■ WORK REQUIRED ■
Without the pictures, give the entries below again exactly as written.

■ INPUT FOR THIS TASK ■
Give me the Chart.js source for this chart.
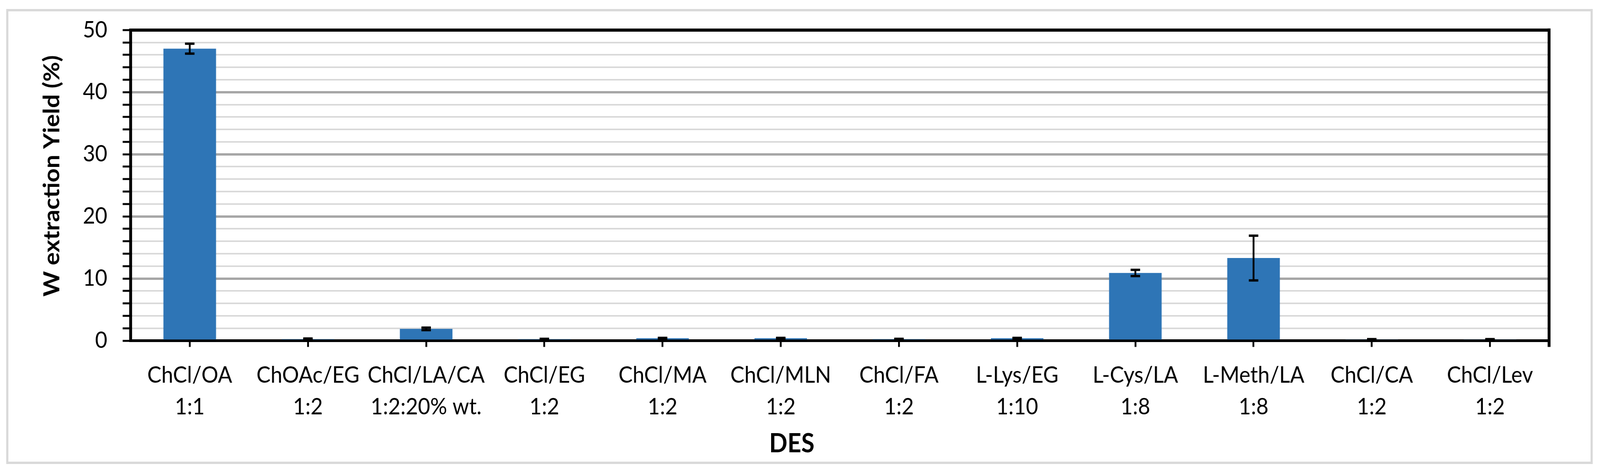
<!DOCTYPE html>
<html>
<head>
<meta charset="utf-8">
<script src="https://cdn.jsdelivr.net/npm/chart.js@4/dist/chart.umd.min.js"></script>
<style>
  html, body { margin: 0; padding: 0; background: #fff; overflow: hidden; }
  /* the window is narrower than the drawing: fit the 4397x1210 canvas into it */
  canvas { display: block; width: 100vw !important; height: 100vh !important; }
</style>
</head>
<body>
<canvas id="desChart" width="4397" height="1210"></canvas>
<script>
// DES names and molar ratios (two-line category labels)
const desNames = ['ChCl/OA', 'ChOAc/EG', 'ChCl/LA/CA', 'ChCl/EG', 'ChCl/MA', 'ChCl/MLN',
                  'ChCl/FA', 'L-Lys/EG', 'L-Cys/LA', 'L-Meth/LA', 'ChCl/CA', 'ChCl/Lev'];
const desRatios = ['1:1', '1:2', '1:2:20% wt.', '1:2', '1:2', '1:2',
                   '1:2', '1:10', '1:8', '1:8', '1:2', '1:2'];

// W extraction yield (%) and its standard deviation
const yieldValues = [47.0, 0.25, 1.9, 0.25, 0.4, 0.4, 0.25, 0.4, 10.9, 13.3, 0.2, 0.2];
const yieldErrors = [0.8, 0.1, 0.2, 0.05, 0.05, 0.05, 0.05, 0.05, 0.5, 3.6, 0.05, 0.05];

const yMin = 0, yMax = 50, yMinorStep = 2, yMajorStep = 10;

const yTitle = 'W extraction Yield (%)';
const xTitle = 'DES';

const FONT = 'Lato';

const framePlugin = {
    id: 'frame',
    beforeDraw: function (chart) {
        const ctx = chart.ctx;
        ctx.save();
        ctx.strokeStyle = '#d9d9d9';
        ctx.lineWidth = 6;
        ctx.strokeRect(20, 26, 4354, 1158);
        ctx.restore();
    },
    afterDatasetsDraw: function (chart) {
        // error bars
        const ctx = chart.ctx,
            yScale = chart.scales.y,
            meta = chart.getDatasetMeta(0);
        ctx.save();
        ctx.strokeStyle = '#000';
        ctx.fillStyle = '#000';
        meta.data.forEach(function (bar, i) {
            const v = yieldValues[i], e = yieldErrors[i];
            const top = yScale.getPixelForValue(v + e);
            const bot = yScale.getPixelForValue(v - e);
            ctx.lineWidth = 5;
            ctx.beginPath();
            ctx.moveTo(bar.x, top);
            ctx.lineTo(bar.x, bot);
            ctx.stroke();
            ctx.fillRect(bar.x - 13, top - 3, 26, 6);
            ctx.fillRect(bar.x - 13, bot - 3, 26, 6);
        });
        ctx.restore();
    },
    afterDraw: function (chart) {
        const ctx = chart.ctx, area = chart.chartArea;
        ctx.save();
        // right border of plot area, with the closing tick below
        ctx.strokeStyle = '#000';
        ctx.lineWidth = 8;
        ctx.beginPath();
        ctx.moveTo(area.right, area.top - 4);
        ctx.lineTo(area.right, area.bottom + 16);
        ctx.stroke();

        // axis titles
        ctx.fillStyle = '#000';
        ctx.font = 'bold 66px ' + FONT;
        ctx.textAlign = 'center';
        ctx.textBaseline = 'alphabetic';
        ctx.fillText(xTitle, 2176, 1157);

        ctx.font = 'bold 62px ' + FONT;
        ctx.translate(163, 450);
        ctx.rotate(-Math.PI / 2);
        ctx.fillText(yTitle, 0, 0);
        ctx.restore();
    }
};

const labels = desNames.map(function (n, i) { return [n, desRatios[i]]; });

new Chart(document.getElementById('desChart').getContext('2d'), {
    type: 'bar',
    data: {
        labels: labels,
        datasets: [{
            data: yieldValues,
            backgroundColor: '#2e75b6',
            borderWidth: 0,
            barPercentage: 0.445,
            categoryPercentage: 1.0
        }]
    },
    options: {
        responsive: false,
        animation: false,
        devicePixelRatio: 1,
        layout: { padding: { left: 0, right: 140, top: 74, bottom: 0 } },
        plugins: {
            legend: { display: false },
            tooltip: { enabled: false }
        },
        scales: {
            x: {
                z: 1,
                offset: true,
                grid: {
                    offset: false,
                    drawOnChartArea: false,
                    drawTicks: true,
                    tickLength: 16,
                    tickColor: '#000',
                    tickWidth: 5
                },
                border: { display: true, color: '#000', width: 7 },
                ticks: {
                    color: '#000',
                    font: { family: FONT, size: 58, lineHeight: '81px' },
                    padding: 32,
                    maxRotation: 0,
                    autoSkip: false
                },
                afterFit: function (scale) { scale.height = 1210 - 871.5; }
            },
            y: {
                min: yMin,
                max: yMax,
                grid: {
                    color: function (c) {
                        if (c.tick.value === yMax) return '#000';
                        return c.tick.value % yMajorStep === 0 ? '#a6a6a6' : '#d9d9d9';
                    },
                    lineWidth: function (c) {
                        if (c.tick.value === yMax) return 8;
                        return c.tick.value % yMajorStep === 0 ? 6 : 4;
                    },
                    tickLength: 22,
                    tickColor: '#000',
                    tickWidth: 5
                },
                border: { display: true, color: '#000', width: 8 },
                ticks: {
                    stepSize: yMinorStep,
                    autoSkip: false,
                    color: '#000',
                    padding: 42,
                    font: { family: FONT, size: 58 },
                    callback: function (v) { return v % yMajorStep === 0 ? v : ''; }
                },
                afterFit: function (scale) { scale.width = 359; }
            }
        }
    },
    plugins: [framePlugin]
});
</script>
</body>
</html>
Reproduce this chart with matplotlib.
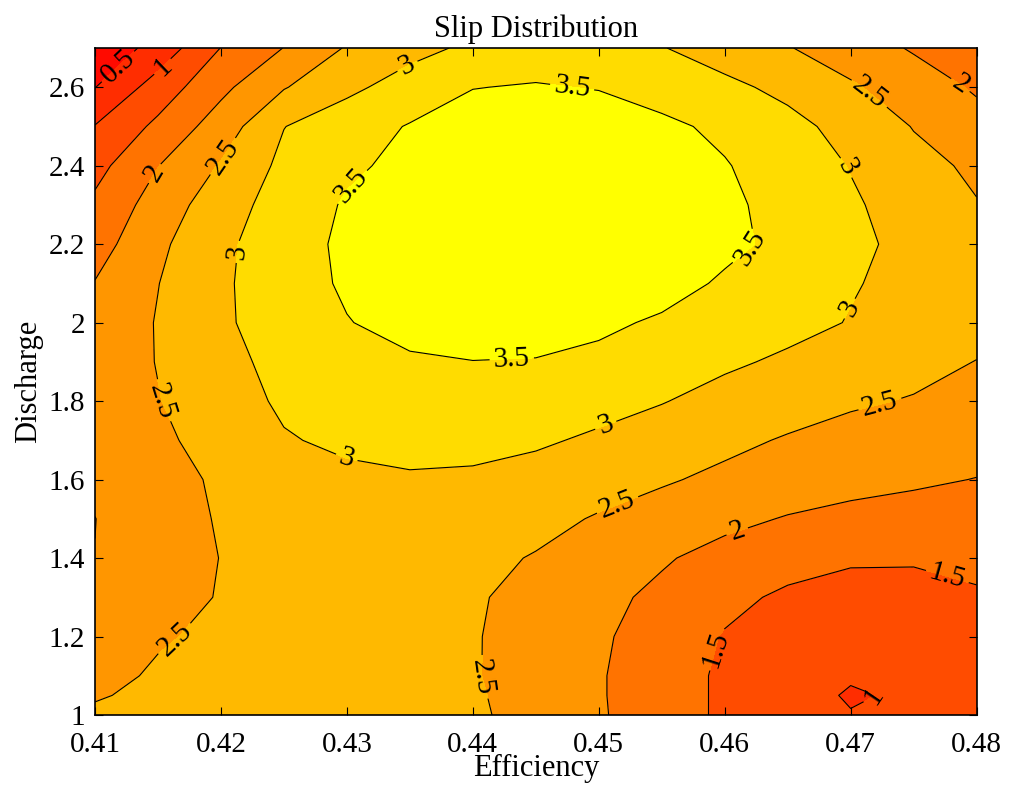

■ WRITTEN RESPONSE ■
Give me the Chart.js source for this chart.
<!DOCTYPE html>
<html>
<head>
<meta charset="utf-8">
<script src="https://cdn.jsdelivr.net/npm/chart.js@4/dist/chart.umd.min.js"></script>
<style>
  html, body { margin: 0; padding: 0; background: #fff; overflow: hidden; }
  /* the window is narrower than the drawing: fit the 4397x1210 canvas into it */
  canvas { display: block; width: 100vw !important; height: 100vh !important; }
</style>
</head>
<body>
<canvas id="desChart" width="4397" height="1210"></canvas>
<script>
// DES names and molar ratios (two-line category labels)
const desNames = ['ChCl/OA', 'ChOAc/EG', 'ChCl/LA/CA', 'ChCl/EG', 'ChCl/MA', 'ChCl/MLN',
                  'ChCl/FA', 'L-Lys/EG', 'L-Cys/LA', 'L-Meth/LA', 'ChCl/CA', 'ChCl/Lev'];
const desRatios = ['1:1', '1:2', '1:2:20% wt.', '1:2', '1:2', '1:2',
                   '1:2', '1:10', '1:8', '1:8', '1:2', '1:2'];

// W extraction yield (%) and its standard deviation
const yieldValues = [47.0, 0.25, 1.9, 0.25, 0.4, 0.4, 0.25, 0.4, 10.9, 13.3, 0.2, 0.2];
const yieldErrors = [0.8, 0.1, 0.2, 0.05, 0.05, 0.05, 0.05, 0.05, 0.5, 3.6, 0.05, 0.05];

const yMin = 0, yMax = 50, yMinorStep = 2, yMajorStep = 10;

const yTitle = 'W extraction Yield (%)';
const xTitle = 'DES';

const FONT = 'Lato';

const framePlugin = {
    id: 'frame',
    beforeDraw: function (chart) {
        const ctx = chart.ctx;
        ctx.save();
        ctx.strokeStyle = '#d9d9d9';
        ctx.lineWidth = 6;
        ctx.strokeRect(20, 26, 4354, 1158);
        ctx.restore();
    },
    afterDatasetsDraw: function (chart) {
        // error bars
        const ctx = chart.ctx,
            yScale = chart.scales.y,
            meta = chart.getDatasetMeta(0);
        ctx.save();
        ctx.strokeStyle = '#000';
        ctx.fillStyle = '#000';
        meta.data.forEach(function (bar, i) {
            const v = yieldValues[i], e = yieldErrors[i];
            const top = yScale.getPixelForValue(v + e);
            const bot = yScale.getPixelForValue(v - e);
            ctx.lineWidth = 5;
            ctx.beginPath();
            ctx.moveTo(bar.x, top);
            ctx.lineTo(bar.x, bot);
            ctx.stroke();
            ctx.fillRect(bar.x - 13, top - 3, 26, 6);
            ctx.fillRect(bar.x - 13, bot - 3, 26, 6);
        });
        ctx.restore();
    },
    afterDraw: function (chart) {
        const ctx = chart.ctx, area = chart.chartArea;
        ctx.save();
        // right border of plot area, with the closing tick below
        ctx.strokeStyle = '#000';
        ctx.lineWidth = 8;
        ctx.beginPath();
        ctx.moveTo(area.right, area.top - 4);
        ctx.lineTo(area.right, area.bottom + 16);
        ctx.stroke();

        // axis titles
        ctx.fillStyle = '#000';
        ctx.font = 'bold 66px ' + FONT;
        ctx.textAlign = 'center';
        ctx.textBaseline = 'alphabetic';
        ctx.fillText(xTitle, 2176, 1157);

        ctx.font = 'bold 62px ' + FONT;
        ctx.translate(163, 450);
        ctx.rotate(-Math.PI / 2);
        ctx.fillText(yTitle, 0, 0);
        ctx.restore();
    }
};

const labels = desNames.map(function (n, i) { return [n, desRatios[i]]; });

new Chart(document.getElementById('desChart').getContext('2d'), {
    type: 'bar',
    data: {
        labels: labels,
        datasets: [{
            data: yieldValues,
            backgroundColor: '#2e75b6',
            borderWidth: 0,
            barPercentage: 0.445,
            categoryPercentage: 1.0
        }]
    },
    options: {
        responsive: false,
        animation: false,
        devicePixelRatio: 1,
        layout: { padding: { left: 0, right: 140, top: 74, bottom: 0 } },
        plugins: {
            legend: { display: false },
            tooltip: { enabled: false }
        },
        scales: {
            x: {
                z: 1,
                offset: true,
                grid: {
                    offset: false,
                    drawOnChartArea: false,
                    drawTicks: true,
                    tickLength: 16,
                    tickColor: '#000',
                    tickWidth: 5
                },
                border: { display: true, color: '#000', width: 7 },
                ticks: {
                    color: '#000',
                    font: { family: FONT, size: 58, lineHeight: '81px' },
                    padding: 32,
                    maxRotation: 0,
                    autoSkip: false
                },
                afterFit: function (scale) { scale.height = 1210 - 871.5; }
            },
            y: {
                min: yMin,
                max: yMax,
                grid: {
                    color: function (c) {
                        if (c.tick.value === yMax) return '#000';
                        return c.tick.value % yMajorStep === 0 ? '#a6a6a6' : '#d9d9d9';
                    },
                    lineWidth: function (c) {
                        if (c.tick.value === yMax) return 8;
                        return c.tick.value % yMajorStep === 0 ? 6 : 4;
                    },
                    tickLength: 22,
                    tickColor: '#000',
                    tickWidth: 5
                },
                border: { display: true, color: '#000', width: 8 },
                ticks: {
                    stepSize: yMinorStep,
                    autoSkip: false,
                    color: '#000',
                    padding: 42,
                    font: { family: FONT, size: 58 },
                    callback: function (v) { return v % yMajorStep === 0 ? v : ''; }
                },
                afterFit: function (scale) { scale.width = 359; }
            }
        }
    },
    plugins: [framePlugin]
});
</script>
</body>
</html>
Reproduce this chart with matplotlib.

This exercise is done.